Alasan ketiga adalah bahwa keberadaan kolom agama di dalam KTP sebagai identitas seseorang, ketika berurusan dengan masalah hukumpun sepatutnya para penganut agama ini diurus oleh orang-orang yang seagama, tanpa banyak tanya, dan menghindari pemalsuan identitas pribadi jika terlibat sebuah persoalan hukum. Meskipun masih ada saja orang-orang yang memalsukan identitas  agamanya karena sampai saat ini KTP pun masih ada saja yang dipalsukan yang pasti terkait pengurusan administrasi kependudukan serta aturan perkawinan mengacu dari kepemilikan KTP.

Alasan keempat, kenapa kolom KTP masih dianggap perlu, karena sampai saat inipun persoalan agama dalam KTP tak menjadi persoalan. Jika ada yang menganggap jika perbedaan KTP turut menjadi diskriminasi dalam dunia kerja, toh saat ini diskriminasi masih ada di semua negara. Tidak hanya di Indonesia, karena ada saja pemilik perusahaan yang pilih-pilih pekerjanya dengan alasan agama, meskipun dalam KTP sudah tidak ada kolom agama. Namun berbeda dengan Bank yang dikelola oleh CT Corp (Khairul Tanjung). Ternyata pegawainya tidak diberhentikan meskipun beberapa pegawainya bukan beragama Islam sebagaimana ditulis dalam buku biografi Khairul Tanjung.  

Selain persoalan agama dalam KTP yang tak perlu diperdebatkan, karena agamaseseorang dikembalikan pada iman masing-masing, meskipun KTP sebagai identitas yang pasti meskipun agama dalam KTPnya Islam tidak berpengaruh pada pelaksanaan ibadah secara personal.

Justru saya menganggap ketika kolom agama dalam KTP dihapus, maka Musdah Mulia menghendaki Indonesia didirikan dengan sistem liberal.
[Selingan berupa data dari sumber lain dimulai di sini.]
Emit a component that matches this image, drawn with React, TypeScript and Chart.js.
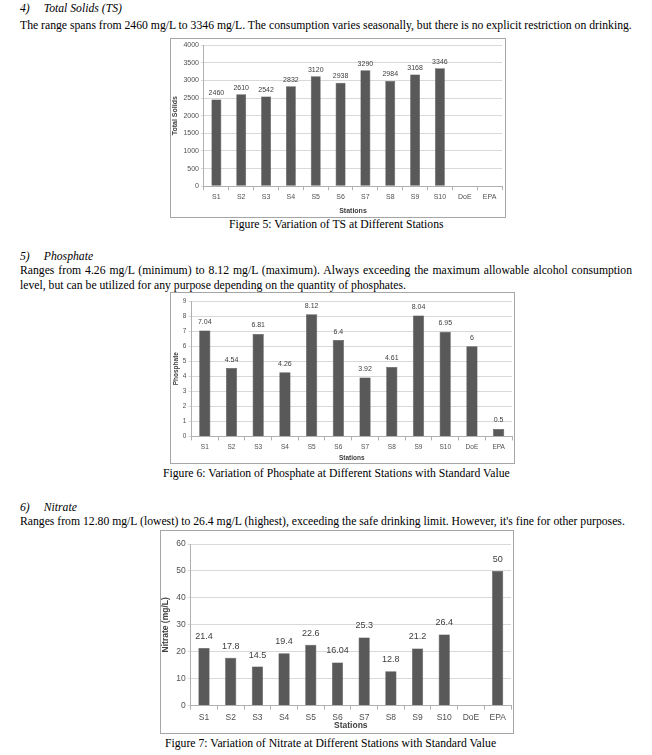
import React, { useEffect, useRef } from "react";
import { Chart, registerables } from "chart.js";

Chart.register(...registerables);

const stations = ["S1", "S2", "S3", "S4", "S5", "S6", "S7", "S8", "S9", "S10", "DoE", "EPA"];
const tsValues: (number | null)[] = [2460, 2610, 2542, 2832, 3120, 2938, 3290, 2984, 3168, 3346, null, null];
const phosphateValues: (number | null)[] = [7.04, 4.54, 6.81, 4.26, 8.12, 6.4, 3.92, 4.61, 8.04, 6.95, 6, 0.5];
const nitrateValues: (number | null)[] = [21.4, 17.8, 14.5, 19.4, 22.6, 16.04, 25.3, 12.8, 21.2, 26.4, null, 50];
const tsAxis = [0, 4000, 500];
const phosphateAxis = [0, 9, 1];
const nitrateAxis = [0, 60, 10];

const valueLabels = {
  id: "valueLabels",
  afterDatasetsDraw(chart: any) {
    const ctx = chart.ctx;
    const ds = chart.data.datasets[0];
    const meta = chart.getDatasetMeta(0);
    const fs = chart.options.plugins.valueLabels?.size ?? 7;
    const off = chart.options.plugins.valueLabels?.offset ?? 4;
    ctx.save();
    ctx.font = `${fs}px "Liberation Sans", sans-serif`;
    ctx.fillStyle = "#404040";
    ctx.textAlign = "center";
    ctx.textBaseline = "bottom";
    meta.data.forEach((bar: any, i: number) => {
      const v = ds.data[i];
      if (v == null) return;
      ctx.fillText(String(v), bar.x, bar.y - off);
    });
    ctx.restore();
  },
};

type BarProps = {
  labels: string[];
  values: (number | null)[];
  axis: number[];
  yTitle: string;
  tickSize: number;
  titleSize: number;
  labelSize: number;
  labelOffset: number;
  yTickPad: number;
  yTitlePad: number;
  xTitlePad: number;
  padding: { left: number; right: number; top: number; bottom: number };
  box: { left: number; top: number; width: number; height: number };
  barPct: number;
};

function BarChart(p: BarProps) {
  const ref = useRef<HTMLCanvasElement | null>(null);
  useEffect(() => {
    if (!ref.current) return;
    const font = { family: '"Liberation Sans", sans-serif', size: p.tickSize };
    const chart = new Chart(ref.current, {
      type: "bar",
      data: {
        labels: p.labels,
        datasets: [
          {
            data: p.values as any,
            backgroundColor: "#595959",
            borderColor: "#3f3f3f",
            borderWidth: 0.5,
            barPercentage: p.barPct,
            categoryPercentage: 1,
          },
        ],
      },
      options: {
        animation: false,
        responsive: false,
        maintainAspectRatio: false,
        layout: { padding: p.padding },
        plugins: {
          legend: { display: false },
          tooltip: { enabled: false },
          valueLabels: { size: p.labelSize, offset: p.labelOffset },
        } as any,
        scales: {
          x: {
            grid: { display: true, drawOnChartArea: false, drawTicks: true, tickLength: 4, color: "#b0b0b0", offset: true },
            border: { display: true, color: "#b0b0b0" },
            ticks: { font, color: "#505050", padding: 3, maxRotation: 0, autoSkip: false },
            title: { display: true, text: "Stations", font: { ...font, weight: "bold" as any, size: p.titleSize }, color: "#404040", padding: { top: p.xTitlePad, bottom: 0 } },
          },
          y: {
            min: p.axis[0],
            max: p.axis[1],
            grid: { color: "#d9d9d9", drawTicks: true, tickLength: 3 },
            border: { display: true, color: "#b0b0b0" },
            ticks: { stepSize: p.axis[2], font, color: "#505050", padding: p.yTickPad, callback: (v: any) => String(v) },
            title: { display: true, text: p.yTitle, font: { ...font, weight: "bold" as any, size: p.titleSize }, color: "#404040", padding: { top: 0, bottom: p.yTitlePad } },
          },
        },
      },
      plugins: [valueLabels],
    });
    return () => chart.destroy();
  }, []);
  return (
    <div
      style={{
        position: "absolute",
        left: p.box.left,
        top: p.box.top,
        width: p.box.width,
        height: p.box.height,
        border: "1px solid #a6a6a6",
        background: "#fff",
        boxSizing: "border-box",
      }}
    >
      <canvas ref={ref} width={p.box.width - 2} height={p.box.height - 2} style={{ display: "block" }} />
    </div>
  );
}

const serif = '"Liberation Serif", "Times New Roman", serif';

function Text(props: { left: number; top: number; width?: number; italic?: boolean; justify?: boolean; children: React.ReactNode }) {
  return (
    <div
      style={{
        position: "absolute",
        left: props.left,
        top: props.top,
        width: props.width,
        fontFamily: serif,
        fontSize: 11.7,
        lineHeight: "15px",
        fontStyle: props.italic ? "italic" : "normal",
        textAlign: props.justify ? "justify" : "left",
        whiteSpace: props.width ? "normal" : "nowrap",
        color: "#000",
      }}
    >
      {props.children}
    </div>
  );
}

export default function App() {
  return (
    <div style={{ position: "absolute", left: 0, top: 0, width: 652, height: 755, background: "#fff", overflow: "hidden" }}>
      <Text left={20} top={1} italic>
        4)<span style={{ display: "inline-block", width: 14 }} />Total Solids (TS)
      </Text>
      <Text left={20} top={18}>
        The range spans from 2460 mg/L to 3346 mg/L. The consumption varies seasonally, but there is no explicit restriction on drinking.
      </Text>
      <BarChart
        labels={stations}
        values={tsValues}
        axis={tsAxis}
        yTitle="Total Solids"
        tickSize={7}
        titleSize={7}
        labelSize={7}
        labelOffset={3}
        yTickPad={2}
        yTitlePad={2}
        xTitlePad={2}
        padding={{ left: 0, right: 3, top: 6, bottom: 2 }}
        box={{ left: 170, top: 38, width: 336, height: 180 }}
        barPct={0.4}
      />
      <Text left={229} top={217}>Figure 5: Variation of TS at Different Stations</Text>

      <Text left={20} top={249} italic>
        5)<span style={{ display: "inline-block", width: 14 }} />Phosphate
      </Text>
      <BarChart
        labels={stations}
        values={phosphateValues}
        axis={phosphateAxis}
        yTitle="Phosphate"
        tickSize={6.5}
        titleSize={6.5}
        labelSize={7}
        labelOffset={5}
        yTickPad={2}
        yTitlePad={1}
        xTitlePad={0}
        padding={{ left: 1, right: 2, top: 8, bottom: 1 }}
        box={{ left: 170, top: 292, width: 345, height: 172 }}
        barPct={0.42}
      />
      <Text left={20} top={263} width={612} justify>
        Ranges from 4.26 mg/L (minimum) to 8.12 mg/L (maximum). Always exceeding the maximum allowable alcohol consumption level, but can be utilized for any purpose depending on the quantity of phosphates.
      </Text>
      <Text left={163} top={466}>Figure 6: Variation of Phosphate at Different Stations with Standard Value</Text>

      <Text left={20} top={500} italic>
        6)<span style={{ display: "inline-block", width: 14 }} />Nitrate
      </Text>
      <Text left={20} top={514}>
        Ranges from 12.80 mg/L (lowest) to 26.4 mg/L (highest), exceeding the safe drinking limit. However, it's fine for other purposes.
      </Text>
      <BarChart
        labels={stations}
        values={nitrateValues}
        axis={nitrateAxis}
        yTitle="Nitrate (mg/L)"
        tickSize={8.5}
        titleSize={8.5}
        labelSize={9}
        labelOffset={7}
        yTickPad={2}
        yTitlePad={3}
        xTitlePad={-5}
        padding={{ left: 0, right: 2, top: 13, bottom: 2 }}
        box={{ left: 160, top: 530, width: 354, height: 204 }}
        barPct={0.42}
      />
      <Text left={165} top={736}>Figure 7: Variation of Nitrate at Different Stations with Standard Value</Text>
    </div>
  );
}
Agama akan dilepaskan dari negara. Sehingga mau tidak mau penganut Islam akan kehilangan pengaruhnya dalam sistem di negara ini. Dampaknya meskipun suara muslim mayoritas, pada tataran pemerintahan dan aturan perundang-undangan justru terjadi kesenjangan. Padahal yang diharapkan umat Islam adalah bagaimana pemerintah yang dipilih oleh mayoritas Islam dapat mewakili suara Islam di republik ini. Termasuk diusulkannya perda syariah di daerah-daerah tertentu yang masyarakatnya menghendaki undang-undang syariah berlaku di wilayahnya. Di mana undang-undang diberlakukan bagi umat Islam sendiri. Sehingga umat Islam memiliki kesempatan untuk mendapatkan aturan hukum sesuai dengan agama yang diyakini.

Kembali pada persoalan penghapusan agama pada kolom KTP yang memang menjadi pro dan kontra, beberapa waktu lalu Musdah Mulia pun menjadi pergunjingan di ranah media internet, bahkan pernah pula saya melihat tayangan Youtube dalam acara Mata Najwa, di mana wawancara tersebut membahas tentang ditentangnya undang-undang pornografi. Musdah berusaha kontra dengan diterbitkannya undang-undang tersebut dengan beberapa alasan yang tidak logis, bahkan terkesan Musdah ingin agama Islam diatur ala konsep liberal. 

Ketika dihubungkan dengan keinginan Jokowi ingin menghapus kolom agama dalam KTP, selayaknya ungkapan ini perlu dikaji bersama-sama Jokowi, apakah memang Jokowi, dalam hal ini diwakili oleh Musdah Mulia ingin menjadikan Indonesia sebagai negara liberal? Atau justru Musdah Mulia sendiri yang ingin menciptakan konflik antara Jokowi dan pemilih serta konstituennya meskipun saat ini Jokowi tengah mencari dukungan sebanyak-banyaknya dari umat Islam dan kalangan pesantren. 

Atau Jokowi sendiri yang ingin mendulang suara atas rencananya menghapuskan kolom agama demi mendapatkan simpati dari penganut sekuler? 

Yang pasti semua dikembalikan kepada Jokowi sendiri, jika beliau benar-benar ingin berencana menghapus kolom agama atau justru hanya isu belaka, tentu saja wacana ini perlu diluruskan benar dan tidaknya. Namun sekali lagi, mungkin Jokowi memunculkan ide ini  karena alasan-alasan tertentu yang dianggap mewakili masyarakat Indonesia secara menyeluruh.